Reproduce exactly the lines below, from the first one through the line containing "plt.rcParams['font.family'] = ['Liberation", and omit any pictures.

─── INFORMATION GIVEN ───

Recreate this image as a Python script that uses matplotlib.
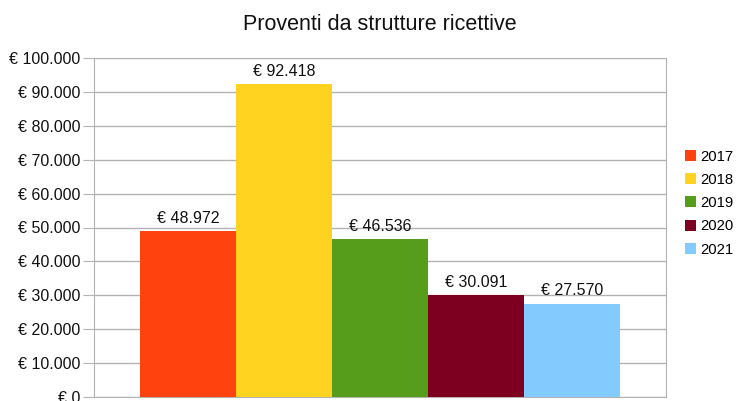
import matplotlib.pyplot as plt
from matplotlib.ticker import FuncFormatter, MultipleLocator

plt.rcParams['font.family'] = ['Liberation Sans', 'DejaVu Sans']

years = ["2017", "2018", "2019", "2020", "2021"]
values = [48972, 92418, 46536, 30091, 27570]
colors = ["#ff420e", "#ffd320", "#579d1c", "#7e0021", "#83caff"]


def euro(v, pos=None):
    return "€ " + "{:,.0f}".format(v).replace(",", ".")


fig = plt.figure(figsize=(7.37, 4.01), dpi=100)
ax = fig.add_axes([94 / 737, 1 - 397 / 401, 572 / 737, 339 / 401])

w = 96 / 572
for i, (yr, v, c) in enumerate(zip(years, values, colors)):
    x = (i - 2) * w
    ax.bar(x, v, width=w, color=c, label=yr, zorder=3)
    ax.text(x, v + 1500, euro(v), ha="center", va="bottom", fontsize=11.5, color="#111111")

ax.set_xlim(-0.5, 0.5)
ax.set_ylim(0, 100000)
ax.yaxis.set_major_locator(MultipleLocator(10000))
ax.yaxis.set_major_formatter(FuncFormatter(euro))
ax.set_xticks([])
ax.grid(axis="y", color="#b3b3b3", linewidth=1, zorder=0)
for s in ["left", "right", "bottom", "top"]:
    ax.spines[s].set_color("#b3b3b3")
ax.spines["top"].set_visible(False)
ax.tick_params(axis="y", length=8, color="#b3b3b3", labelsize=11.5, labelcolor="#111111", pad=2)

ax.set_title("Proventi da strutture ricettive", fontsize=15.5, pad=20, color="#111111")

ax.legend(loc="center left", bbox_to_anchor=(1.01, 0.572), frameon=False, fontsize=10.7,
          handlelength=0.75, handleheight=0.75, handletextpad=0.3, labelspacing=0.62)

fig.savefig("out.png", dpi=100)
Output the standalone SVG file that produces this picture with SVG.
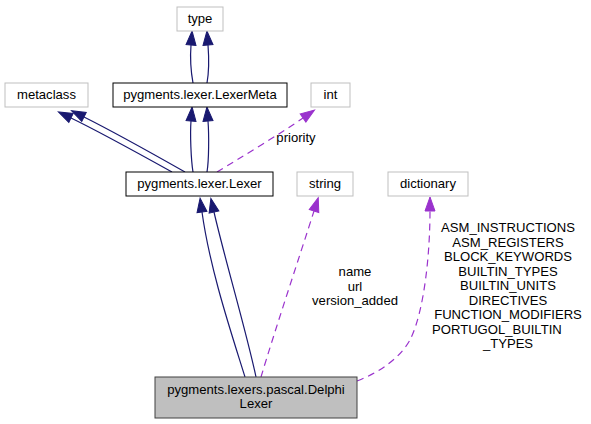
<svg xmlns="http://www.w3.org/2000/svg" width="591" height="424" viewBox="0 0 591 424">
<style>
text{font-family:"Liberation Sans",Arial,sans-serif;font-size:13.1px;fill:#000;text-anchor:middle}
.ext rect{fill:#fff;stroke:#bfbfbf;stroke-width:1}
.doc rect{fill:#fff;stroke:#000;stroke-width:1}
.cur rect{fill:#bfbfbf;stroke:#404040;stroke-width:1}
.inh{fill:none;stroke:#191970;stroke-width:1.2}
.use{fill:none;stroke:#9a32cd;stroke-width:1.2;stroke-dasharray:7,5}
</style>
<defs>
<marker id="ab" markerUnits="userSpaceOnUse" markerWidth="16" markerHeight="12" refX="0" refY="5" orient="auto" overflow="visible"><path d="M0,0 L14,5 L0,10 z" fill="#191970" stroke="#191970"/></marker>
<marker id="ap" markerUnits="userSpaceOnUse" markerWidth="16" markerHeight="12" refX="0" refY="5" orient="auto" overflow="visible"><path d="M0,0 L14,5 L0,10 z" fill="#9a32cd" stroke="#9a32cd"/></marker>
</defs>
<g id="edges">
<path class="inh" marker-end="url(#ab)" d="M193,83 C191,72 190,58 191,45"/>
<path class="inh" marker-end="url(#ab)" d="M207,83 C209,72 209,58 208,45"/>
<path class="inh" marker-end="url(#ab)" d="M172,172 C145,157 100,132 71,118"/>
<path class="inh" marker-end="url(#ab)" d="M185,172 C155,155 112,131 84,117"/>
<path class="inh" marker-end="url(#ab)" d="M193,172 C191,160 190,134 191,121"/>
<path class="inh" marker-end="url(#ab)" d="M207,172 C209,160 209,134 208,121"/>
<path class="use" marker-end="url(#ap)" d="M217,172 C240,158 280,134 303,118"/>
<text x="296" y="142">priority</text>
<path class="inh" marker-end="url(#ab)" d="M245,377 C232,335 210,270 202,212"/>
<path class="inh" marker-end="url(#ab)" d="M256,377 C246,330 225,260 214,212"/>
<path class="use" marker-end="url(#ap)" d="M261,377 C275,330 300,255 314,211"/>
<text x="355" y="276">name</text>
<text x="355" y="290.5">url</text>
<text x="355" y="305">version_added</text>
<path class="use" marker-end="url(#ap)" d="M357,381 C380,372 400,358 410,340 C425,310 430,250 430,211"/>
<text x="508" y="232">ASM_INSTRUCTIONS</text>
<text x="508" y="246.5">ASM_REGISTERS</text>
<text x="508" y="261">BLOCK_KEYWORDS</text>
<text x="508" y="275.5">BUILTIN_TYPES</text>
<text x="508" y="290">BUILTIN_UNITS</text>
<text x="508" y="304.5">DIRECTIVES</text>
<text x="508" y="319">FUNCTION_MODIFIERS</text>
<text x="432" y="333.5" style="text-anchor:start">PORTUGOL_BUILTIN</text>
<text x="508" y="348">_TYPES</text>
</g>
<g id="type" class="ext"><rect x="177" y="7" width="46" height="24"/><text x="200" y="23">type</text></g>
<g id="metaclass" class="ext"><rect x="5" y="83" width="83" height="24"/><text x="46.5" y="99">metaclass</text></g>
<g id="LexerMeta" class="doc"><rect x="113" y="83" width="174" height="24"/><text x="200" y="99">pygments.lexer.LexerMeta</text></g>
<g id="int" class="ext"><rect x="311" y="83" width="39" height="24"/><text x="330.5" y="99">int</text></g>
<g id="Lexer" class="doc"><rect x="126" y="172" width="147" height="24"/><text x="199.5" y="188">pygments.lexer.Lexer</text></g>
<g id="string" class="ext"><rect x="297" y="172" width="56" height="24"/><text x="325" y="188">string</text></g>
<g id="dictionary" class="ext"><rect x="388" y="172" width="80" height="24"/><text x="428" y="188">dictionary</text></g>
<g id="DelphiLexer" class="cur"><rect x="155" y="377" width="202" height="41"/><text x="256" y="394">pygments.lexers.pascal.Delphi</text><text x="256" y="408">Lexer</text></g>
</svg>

───

RESPONSE TO THIS TASK.
Recreate this image as a Python script that uses matplotlib.
import matplotlib.pyplot as plt
from matplotlib.ticker import FuncFormatter, MultipleLocator

plt.rcParams['font.family'] = ['Liberation Sans', 'DejaVu Sans']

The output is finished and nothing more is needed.